__TASK OBJECTIVE__
Exactly retype the opening line of the entries and every line after it, ending with the line that contains "(suilbl) at (392,10)". Skip all pictures.

__MATERIAL PROVIDED__
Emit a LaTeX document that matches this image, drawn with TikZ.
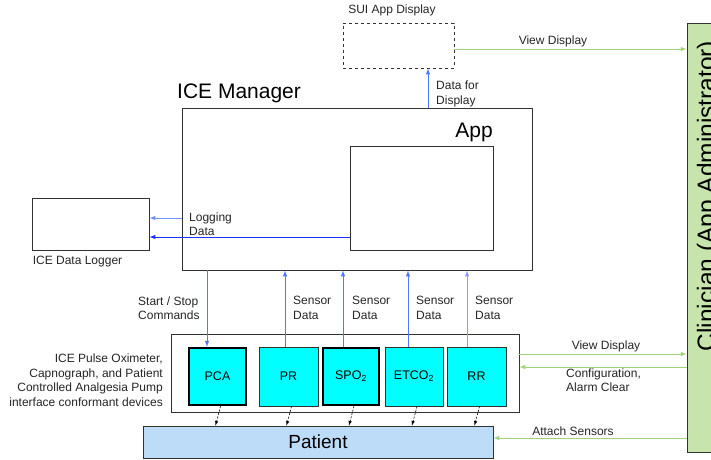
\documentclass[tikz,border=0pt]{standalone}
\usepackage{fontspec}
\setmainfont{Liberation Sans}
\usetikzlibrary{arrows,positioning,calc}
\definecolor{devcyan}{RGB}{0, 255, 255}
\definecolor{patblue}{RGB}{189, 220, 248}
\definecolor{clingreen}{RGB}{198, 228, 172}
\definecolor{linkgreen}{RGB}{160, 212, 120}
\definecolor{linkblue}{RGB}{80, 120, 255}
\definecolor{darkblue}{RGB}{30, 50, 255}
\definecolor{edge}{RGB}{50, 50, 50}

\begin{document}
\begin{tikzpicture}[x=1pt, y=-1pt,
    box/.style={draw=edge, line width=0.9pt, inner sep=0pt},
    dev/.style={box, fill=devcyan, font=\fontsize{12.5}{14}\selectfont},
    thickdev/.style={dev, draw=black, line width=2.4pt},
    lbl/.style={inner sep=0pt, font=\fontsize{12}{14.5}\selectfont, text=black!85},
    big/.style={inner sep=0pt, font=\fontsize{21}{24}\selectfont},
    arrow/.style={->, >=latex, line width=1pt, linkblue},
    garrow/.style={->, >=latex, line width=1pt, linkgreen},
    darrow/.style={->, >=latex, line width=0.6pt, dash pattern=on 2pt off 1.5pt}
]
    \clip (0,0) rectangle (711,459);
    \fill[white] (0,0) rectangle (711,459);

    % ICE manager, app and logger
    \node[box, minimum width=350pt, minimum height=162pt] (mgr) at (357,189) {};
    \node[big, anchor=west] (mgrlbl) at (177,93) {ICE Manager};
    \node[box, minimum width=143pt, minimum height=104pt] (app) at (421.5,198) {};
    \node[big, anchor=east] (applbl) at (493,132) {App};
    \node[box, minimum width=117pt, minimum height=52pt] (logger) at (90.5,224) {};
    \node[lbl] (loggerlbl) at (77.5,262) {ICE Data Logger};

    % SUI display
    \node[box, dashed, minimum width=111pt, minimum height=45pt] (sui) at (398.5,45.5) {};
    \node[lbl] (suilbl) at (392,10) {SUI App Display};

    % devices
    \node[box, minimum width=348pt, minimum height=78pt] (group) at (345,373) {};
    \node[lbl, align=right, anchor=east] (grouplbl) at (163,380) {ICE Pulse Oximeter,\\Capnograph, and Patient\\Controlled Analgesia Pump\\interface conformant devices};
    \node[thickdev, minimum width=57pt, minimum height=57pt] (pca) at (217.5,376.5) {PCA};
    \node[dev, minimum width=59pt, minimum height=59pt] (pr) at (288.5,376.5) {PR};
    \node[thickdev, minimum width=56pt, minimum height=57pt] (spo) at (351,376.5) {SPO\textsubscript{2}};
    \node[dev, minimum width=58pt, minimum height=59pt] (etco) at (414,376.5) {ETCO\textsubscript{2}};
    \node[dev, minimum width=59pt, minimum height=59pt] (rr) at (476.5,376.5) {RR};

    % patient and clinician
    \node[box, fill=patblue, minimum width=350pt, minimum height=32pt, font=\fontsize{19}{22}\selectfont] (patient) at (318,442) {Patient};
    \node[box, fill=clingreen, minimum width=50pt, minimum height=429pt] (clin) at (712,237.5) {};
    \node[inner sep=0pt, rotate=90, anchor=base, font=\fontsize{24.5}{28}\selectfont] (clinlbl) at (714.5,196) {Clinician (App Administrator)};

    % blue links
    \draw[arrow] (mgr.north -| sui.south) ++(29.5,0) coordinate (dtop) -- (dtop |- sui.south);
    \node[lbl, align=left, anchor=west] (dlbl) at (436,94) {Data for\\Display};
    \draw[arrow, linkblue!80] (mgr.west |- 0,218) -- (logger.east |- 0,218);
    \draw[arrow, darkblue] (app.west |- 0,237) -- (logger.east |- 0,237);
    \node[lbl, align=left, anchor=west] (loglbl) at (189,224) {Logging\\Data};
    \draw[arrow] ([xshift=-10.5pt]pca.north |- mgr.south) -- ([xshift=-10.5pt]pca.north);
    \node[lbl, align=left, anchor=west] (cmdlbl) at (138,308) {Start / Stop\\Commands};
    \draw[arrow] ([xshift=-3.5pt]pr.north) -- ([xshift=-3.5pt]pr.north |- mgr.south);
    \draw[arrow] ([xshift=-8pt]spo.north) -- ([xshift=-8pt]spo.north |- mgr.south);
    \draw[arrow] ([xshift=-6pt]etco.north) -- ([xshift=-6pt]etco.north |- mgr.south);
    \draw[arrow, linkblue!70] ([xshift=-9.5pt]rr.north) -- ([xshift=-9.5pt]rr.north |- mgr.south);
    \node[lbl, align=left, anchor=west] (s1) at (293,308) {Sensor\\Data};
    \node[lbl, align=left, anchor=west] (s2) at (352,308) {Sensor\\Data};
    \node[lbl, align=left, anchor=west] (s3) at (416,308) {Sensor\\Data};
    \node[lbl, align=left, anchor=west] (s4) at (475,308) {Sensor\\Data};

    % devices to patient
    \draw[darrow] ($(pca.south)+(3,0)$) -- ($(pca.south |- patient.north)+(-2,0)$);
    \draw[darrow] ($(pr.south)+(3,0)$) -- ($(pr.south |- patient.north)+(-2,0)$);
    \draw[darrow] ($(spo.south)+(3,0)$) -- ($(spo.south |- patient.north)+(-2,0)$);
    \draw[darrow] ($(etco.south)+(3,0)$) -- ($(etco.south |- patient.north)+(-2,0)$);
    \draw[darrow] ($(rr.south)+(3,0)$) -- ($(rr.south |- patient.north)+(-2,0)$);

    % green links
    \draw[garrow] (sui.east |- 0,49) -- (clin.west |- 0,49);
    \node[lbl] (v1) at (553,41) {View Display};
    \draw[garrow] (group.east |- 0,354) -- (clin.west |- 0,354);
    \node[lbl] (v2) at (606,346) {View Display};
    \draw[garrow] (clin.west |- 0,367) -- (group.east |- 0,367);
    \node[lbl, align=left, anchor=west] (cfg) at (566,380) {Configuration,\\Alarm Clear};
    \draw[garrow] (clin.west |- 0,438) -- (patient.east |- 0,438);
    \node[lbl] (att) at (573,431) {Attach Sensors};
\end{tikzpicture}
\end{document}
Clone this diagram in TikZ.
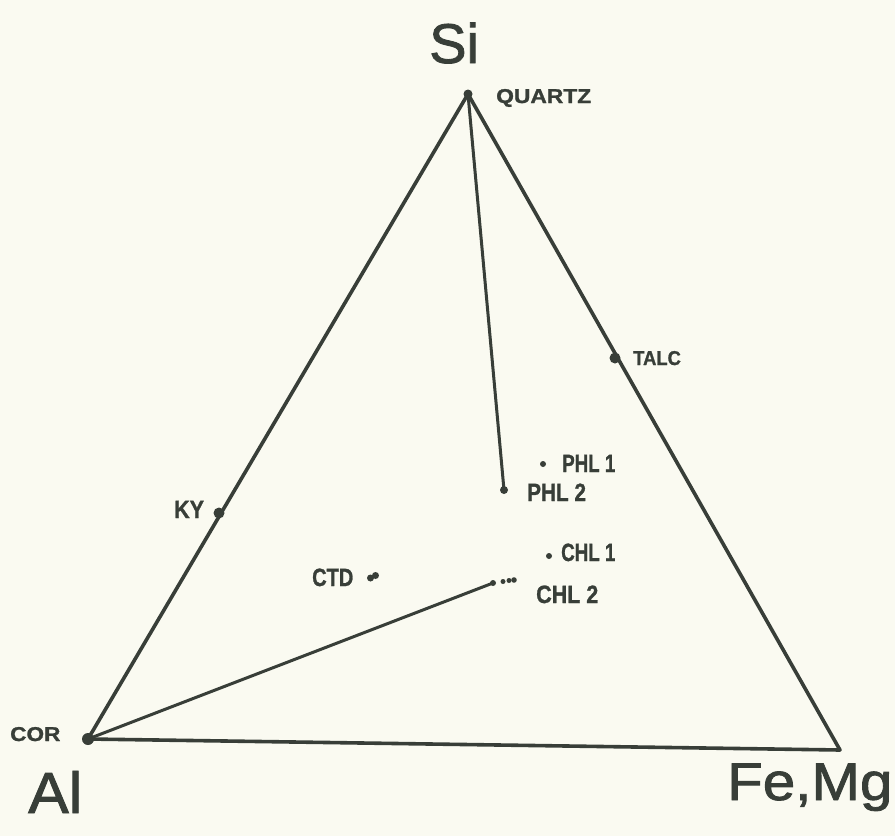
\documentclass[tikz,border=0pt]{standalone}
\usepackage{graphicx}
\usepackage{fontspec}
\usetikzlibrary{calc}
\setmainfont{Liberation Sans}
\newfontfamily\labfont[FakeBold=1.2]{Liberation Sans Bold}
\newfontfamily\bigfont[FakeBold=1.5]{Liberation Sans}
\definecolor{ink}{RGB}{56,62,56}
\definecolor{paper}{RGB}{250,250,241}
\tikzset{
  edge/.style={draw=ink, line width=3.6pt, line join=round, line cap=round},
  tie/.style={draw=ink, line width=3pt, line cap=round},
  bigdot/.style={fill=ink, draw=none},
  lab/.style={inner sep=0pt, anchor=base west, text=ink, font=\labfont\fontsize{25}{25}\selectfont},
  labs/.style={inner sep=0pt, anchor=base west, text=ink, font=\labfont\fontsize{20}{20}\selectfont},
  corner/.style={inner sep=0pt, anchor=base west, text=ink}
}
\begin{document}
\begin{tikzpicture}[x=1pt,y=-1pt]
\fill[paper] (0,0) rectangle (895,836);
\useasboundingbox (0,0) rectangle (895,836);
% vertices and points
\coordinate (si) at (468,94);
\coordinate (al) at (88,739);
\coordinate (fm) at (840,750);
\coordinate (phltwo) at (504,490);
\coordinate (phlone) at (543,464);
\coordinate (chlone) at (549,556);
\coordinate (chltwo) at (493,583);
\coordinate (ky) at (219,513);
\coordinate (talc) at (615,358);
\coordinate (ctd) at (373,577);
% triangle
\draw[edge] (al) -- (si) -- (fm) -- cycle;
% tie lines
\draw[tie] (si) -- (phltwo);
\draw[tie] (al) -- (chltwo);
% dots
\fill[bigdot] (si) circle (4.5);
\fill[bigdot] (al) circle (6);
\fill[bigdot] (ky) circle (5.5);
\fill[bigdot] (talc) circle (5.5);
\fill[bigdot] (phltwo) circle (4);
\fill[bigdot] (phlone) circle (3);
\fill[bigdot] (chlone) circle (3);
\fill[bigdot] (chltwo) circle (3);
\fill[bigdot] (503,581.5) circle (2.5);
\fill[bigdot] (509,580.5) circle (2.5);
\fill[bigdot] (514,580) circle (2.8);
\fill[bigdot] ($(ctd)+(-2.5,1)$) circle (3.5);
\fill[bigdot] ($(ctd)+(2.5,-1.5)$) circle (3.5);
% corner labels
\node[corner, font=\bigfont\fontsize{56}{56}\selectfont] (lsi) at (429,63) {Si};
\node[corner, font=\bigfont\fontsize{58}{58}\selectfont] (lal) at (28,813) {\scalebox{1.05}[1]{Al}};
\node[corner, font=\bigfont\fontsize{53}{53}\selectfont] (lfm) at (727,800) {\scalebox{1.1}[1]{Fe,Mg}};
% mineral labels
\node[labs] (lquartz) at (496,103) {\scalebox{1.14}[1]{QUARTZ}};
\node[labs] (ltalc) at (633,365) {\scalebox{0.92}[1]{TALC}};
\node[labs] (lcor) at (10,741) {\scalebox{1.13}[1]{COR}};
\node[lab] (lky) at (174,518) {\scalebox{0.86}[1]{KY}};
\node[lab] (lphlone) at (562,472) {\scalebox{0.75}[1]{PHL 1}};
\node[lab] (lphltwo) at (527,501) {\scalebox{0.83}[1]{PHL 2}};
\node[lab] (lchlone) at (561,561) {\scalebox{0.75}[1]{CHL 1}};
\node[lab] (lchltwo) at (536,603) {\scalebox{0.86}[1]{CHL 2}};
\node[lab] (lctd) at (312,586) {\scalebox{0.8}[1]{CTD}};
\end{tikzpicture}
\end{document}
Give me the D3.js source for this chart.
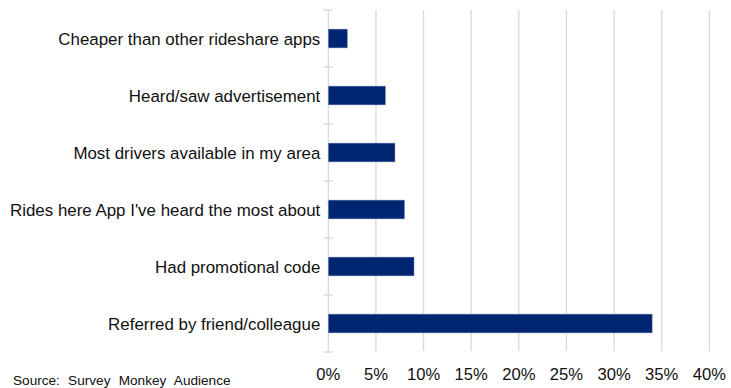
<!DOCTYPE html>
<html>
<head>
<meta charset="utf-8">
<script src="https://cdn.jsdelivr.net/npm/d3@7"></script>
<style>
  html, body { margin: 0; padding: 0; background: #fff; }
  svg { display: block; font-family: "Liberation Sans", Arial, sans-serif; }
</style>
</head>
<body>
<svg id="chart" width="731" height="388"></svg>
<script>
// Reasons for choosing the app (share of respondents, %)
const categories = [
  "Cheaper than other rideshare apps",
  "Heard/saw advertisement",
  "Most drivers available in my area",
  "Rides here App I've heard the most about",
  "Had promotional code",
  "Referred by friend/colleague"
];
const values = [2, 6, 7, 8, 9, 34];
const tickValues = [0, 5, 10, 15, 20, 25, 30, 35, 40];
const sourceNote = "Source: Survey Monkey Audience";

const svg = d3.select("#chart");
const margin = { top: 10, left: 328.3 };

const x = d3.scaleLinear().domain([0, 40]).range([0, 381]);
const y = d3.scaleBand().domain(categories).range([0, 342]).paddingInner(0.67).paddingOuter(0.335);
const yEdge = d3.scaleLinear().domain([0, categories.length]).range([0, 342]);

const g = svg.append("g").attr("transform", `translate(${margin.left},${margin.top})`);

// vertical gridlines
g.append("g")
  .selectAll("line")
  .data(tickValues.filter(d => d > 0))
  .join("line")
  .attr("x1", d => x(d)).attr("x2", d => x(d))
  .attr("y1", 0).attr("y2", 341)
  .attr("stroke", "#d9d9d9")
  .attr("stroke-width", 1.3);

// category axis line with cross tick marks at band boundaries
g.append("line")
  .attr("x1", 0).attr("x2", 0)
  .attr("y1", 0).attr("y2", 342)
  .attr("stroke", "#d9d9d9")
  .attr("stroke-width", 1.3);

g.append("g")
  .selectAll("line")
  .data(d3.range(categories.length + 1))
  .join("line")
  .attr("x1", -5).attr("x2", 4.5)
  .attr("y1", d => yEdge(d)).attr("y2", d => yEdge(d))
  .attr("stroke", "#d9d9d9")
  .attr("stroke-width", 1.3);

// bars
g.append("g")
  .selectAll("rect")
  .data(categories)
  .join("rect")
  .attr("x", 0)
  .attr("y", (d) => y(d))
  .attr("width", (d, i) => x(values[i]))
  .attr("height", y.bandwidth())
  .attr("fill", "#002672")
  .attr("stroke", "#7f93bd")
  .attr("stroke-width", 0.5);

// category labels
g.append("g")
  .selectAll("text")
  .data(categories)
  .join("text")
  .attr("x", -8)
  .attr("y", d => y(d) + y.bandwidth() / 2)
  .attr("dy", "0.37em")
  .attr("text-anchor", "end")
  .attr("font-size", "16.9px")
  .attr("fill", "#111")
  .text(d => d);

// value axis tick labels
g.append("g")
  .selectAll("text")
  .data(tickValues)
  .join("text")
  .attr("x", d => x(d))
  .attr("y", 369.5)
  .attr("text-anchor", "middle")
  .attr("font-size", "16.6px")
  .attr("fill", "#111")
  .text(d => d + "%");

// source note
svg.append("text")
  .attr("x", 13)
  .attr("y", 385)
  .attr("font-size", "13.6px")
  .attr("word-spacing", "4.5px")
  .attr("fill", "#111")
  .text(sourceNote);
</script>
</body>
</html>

__THE RESPONSE__
Emit a LaTeX document that matches this image, drawn with TikZ.
\documentclass[tikz,border=0pt]{standalone}
\usepackage{fontspec}
\setmainfont{Liberation Sans}
\usetikzlibrary{arrows,positioning,calc}
\definecolor{devcyan}{RGB}{0, 255, 255}
\definecolor{patblue}{RGB}{189, 220, 248}
\definecolor{clingreen}{RGB}{198, 228, 172}
\definecolor{linkgreen}{RGB}{160, 212, 120}
\definecolor{linkblue}{RGB}{80, 120, 255}
\definecolor{darkblue}{RGB}{30, 50, 255}
\definecolor{edge}{RGB}{50, 50, 50}

\begin{document}
\begin{tikzpicture}[x=1pt, y=-1pt,
    box/.style={draw=edge, line width=0.9pt, inner sep=0pt},
    dev/.style={box, fill=devcyan, font=\fontsize{12.5}{14}\selectfont},
    thickdev/.style={dev, draw=black, line width=2.4pt},
    lbl/.style={inner sep=0pt, font=\fontsize{12}{14.5}\selectfont, text=black!85},
    big/.style={inner sep=0pt, font=\fontsize{21}{24}\selectfont},
    arrow/.style={->, >=latex, line width=1pt, linkblue},
    garrow/.style={->, >=latex, line width=1pt, linkgreen},
    darrow/.style={->, >=latex, line width=0.6pt, dash pattern=on 2pt off 1.5pt}
]
    \clip (0,0) rectangle (711,459);
    \fill[white] (0,0) rectangle (711,459);

    % ICE manager, app and logger
    \node[box, minimum width=350pt, minimum height=162pt] (mgr) at (357,189) {};
    \node[big, anchor=west] (mgrlbl) at (177,93) {ICE Manager};
    \node[box, minimum width=143pt, minimum height=104pt] (app) at (421.5,198) {};
    \node[big, anchor=east] (applbl) at (493,132) {App};
    \node[box, minimum width=117pt, minimum height=52pt] (logger) at (90.5,224) {};
    \node[lbl] (loggerlbl) at (77.5,262) {ICE Data Logger};

    % SUI display
    \node[box, dashed, minimum width=111pt, minimum height=45pt] (sui) at (398.5,45.5) {};
    \node[lbl] (suilbl) at (392,10) {SUI App Display};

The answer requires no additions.